* To be done: Write out the full listing exactly as given, minus the images.

————————

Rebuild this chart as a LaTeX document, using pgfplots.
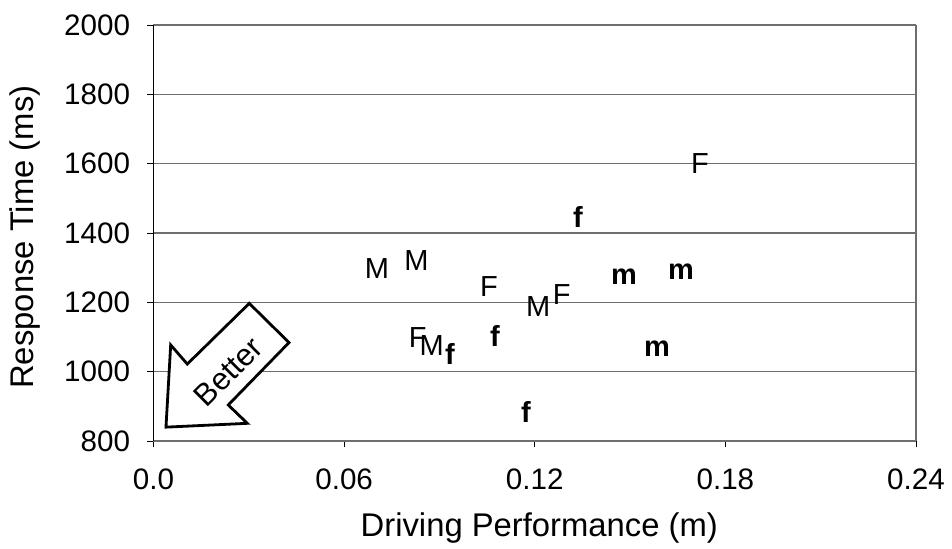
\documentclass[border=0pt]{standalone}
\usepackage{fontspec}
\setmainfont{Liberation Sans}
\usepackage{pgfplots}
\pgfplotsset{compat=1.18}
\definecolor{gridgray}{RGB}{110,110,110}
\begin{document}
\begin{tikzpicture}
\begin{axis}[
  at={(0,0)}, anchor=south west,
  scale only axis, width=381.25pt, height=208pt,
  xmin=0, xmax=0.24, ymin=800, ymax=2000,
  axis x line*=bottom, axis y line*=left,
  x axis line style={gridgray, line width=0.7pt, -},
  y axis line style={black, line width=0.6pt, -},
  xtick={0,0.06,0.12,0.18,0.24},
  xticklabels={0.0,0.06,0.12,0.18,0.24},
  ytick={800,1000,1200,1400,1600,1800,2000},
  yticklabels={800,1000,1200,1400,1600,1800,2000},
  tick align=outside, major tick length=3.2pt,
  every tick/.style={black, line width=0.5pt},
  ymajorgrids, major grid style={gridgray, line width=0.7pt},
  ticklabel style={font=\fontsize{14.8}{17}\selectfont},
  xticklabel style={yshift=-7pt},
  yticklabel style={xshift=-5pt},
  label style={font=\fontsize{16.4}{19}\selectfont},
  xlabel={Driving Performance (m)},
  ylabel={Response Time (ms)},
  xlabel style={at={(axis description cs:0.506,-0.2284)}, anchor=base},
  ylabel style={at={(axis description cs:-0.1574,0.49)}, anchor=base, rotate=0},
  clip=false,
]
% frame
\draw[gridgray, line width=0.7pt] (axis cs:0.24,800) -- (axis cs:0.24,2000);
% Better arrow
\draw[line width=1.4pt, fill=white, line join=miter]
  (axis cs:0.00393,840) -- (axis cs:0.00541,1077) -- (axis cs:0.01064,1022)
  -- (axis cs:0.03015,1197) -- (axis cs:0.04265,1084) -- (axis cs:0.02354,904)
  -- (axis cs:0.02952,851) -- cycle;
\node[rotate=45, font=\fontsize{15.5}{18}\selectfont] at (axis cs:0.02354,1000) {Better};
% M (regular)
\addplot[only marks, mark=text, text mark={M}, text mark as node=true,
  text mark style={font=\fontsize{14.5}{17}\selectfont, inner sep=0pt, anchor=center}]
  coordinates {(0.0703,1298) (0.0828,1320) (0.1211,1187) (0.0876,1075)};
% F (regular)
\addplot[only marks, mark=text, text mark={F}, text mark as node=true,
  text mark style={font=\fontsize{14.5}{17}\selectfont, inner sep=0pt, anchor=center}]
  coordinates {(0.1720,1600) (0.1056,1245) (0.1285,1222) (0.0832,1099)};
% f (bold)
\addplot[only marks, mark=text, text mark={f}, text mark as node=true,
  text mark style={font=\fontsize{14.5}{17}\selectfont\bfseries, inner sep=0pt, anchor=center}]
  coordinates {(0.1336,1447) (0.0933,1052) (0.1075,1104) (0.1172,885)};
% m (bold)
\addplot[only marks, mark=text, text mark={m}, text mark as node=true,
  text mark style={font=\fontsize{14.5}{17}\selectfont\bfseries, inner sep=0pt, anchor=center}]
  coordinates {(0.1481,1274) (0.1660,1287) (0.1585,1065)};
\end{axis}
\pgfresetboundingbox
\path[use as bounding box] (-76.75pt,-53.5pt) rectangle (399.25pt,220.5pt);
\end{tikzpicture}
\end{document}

————————

* Solution for this problem:
Rebuild this chart as a LaTeX document, using pgfplots.
\documentclass[border=0pt]{standalone}
\usepackage{fontspec}
\setmainfont{Liberation Sans}
\usepackage{pgfplots}
\pgfplotsset{compat=1.18}
\definecolor{gridgray}{RGB}{110,110,110}
\begin{document}
\begin{tikzpicture}
\begin{axis}[
  at={(0,0)}, anchor=south west,
  scale only axis, width=381.25pt, height=208pt,
  xmin=0, xmax=0.24, ymin=800, ymax=2000,
  axis x line*=bottom, axis y line*=left,
  x axis line style={gridgray, line width=0.7pt, -},
  y axis line style={black, line width=0.6pt, -},
  xtick={0,0.06,0.12,0.18,0.24},
  xticklabels={0.0,0.06,0.12,0.18,0.24},
  ytick={800,1000,1200,1400,1600,1800,2000},
  yticklabels={800,1000,1200,1400,1600,1800,2000},
  tick align=outside, major tick length=3.2pt,
  every tick/.style={black, line width=0.5pt},
  ymajorgrids, major grid style={gridgray, line width=0.7pt},
  ticklabel style={font=\fontsize{14.8}{17}\selectfont},
  xticklabel style={yshift=-7pt},
  yticklabel style={xshift=-5pt},
  label style={font=\fontsize{16.4}{19}\selectfont},
  xlabel={Driving Performance (m)},
  ylabel={Response Time (ms)},
  xlabel style={at={(axis description cs:0.506,-0.2284)}, anchor=base},
  ylabel style={at={(axis description cs:-0.1574,0.49)}, anchor=base, rotate=0},
  clip=false,
]
% frame
\draw[gridgray, line width=0.7pt] (axis cs:0.24,800) -- (axis cs:0.24,2000);
% Better arrow
\draw[line width=1.4pt, fill=white, line join=miter]
  (axis cs:0.00393,840) -- (axis cs:0.00541,1077) -- (axis cs:0.01064,1022)
  -- (axis cs:0.03015,1197) -- (axis cs:0.04265,1084) -- (axis cs:0.02354,904)
  -- (axis cs:0.02952,851) -- cycle;
\node[rotate=45, font=\fontsize{15.5}{18}\selectfont] at (axis cs:0.02354,1000) {Better};
% M (regular)
\addplot[only marks, mark=text, text mark={M}, text mark as node=true,
  text mark style={font=\fontsize{14.5}{17}\selectfont, inner sep=0pt, anchor=center}]
  coordinates {(0.0703,1298) (0.0828,1320) (0.1211,1187) (0.0876,1075)};
% F (regular)
\addplot[only marks, mark=text, text mark={F}, text mark as node=true,
  text mark style={font=\fontsize{14.5}{17}\selectfont, inner sep=0pt, anchor=center}]
  coordinates {(0.1720,1600) (0.1056,1245) (0.1285,1222) (0.0832,1099)};
% f (bold)
\addplot[only marks, mark=text, text mark={f}, text mark as node=true,
  text mark style={font=\fontsize{14.5}{17}\selectfont\bfseries, inner sep=0pt, anchor=center}]
  coordinates {(0.1336,1447) (0.0933,1052) (0.1075,1104) (0.1172,885)};
% m (bold)
\addplot[only marks, mark=text, text mark={m}, text mark as node=true,
  text mark style={font=\fontsize{14.5}{17}\selectfont\bfseries, inner sep=0pt, anchor=center}]
  coordinates {(0.1481,1274) (0.1660,1287) (0.1585,1065)};
\end{axis}
\pgfresetboundingbox
\path[use as bounding box] (-76.75pt,-53.5pt) rectangle (399.25pt,220.5pt);
\end{tikzpicture}
\end{document}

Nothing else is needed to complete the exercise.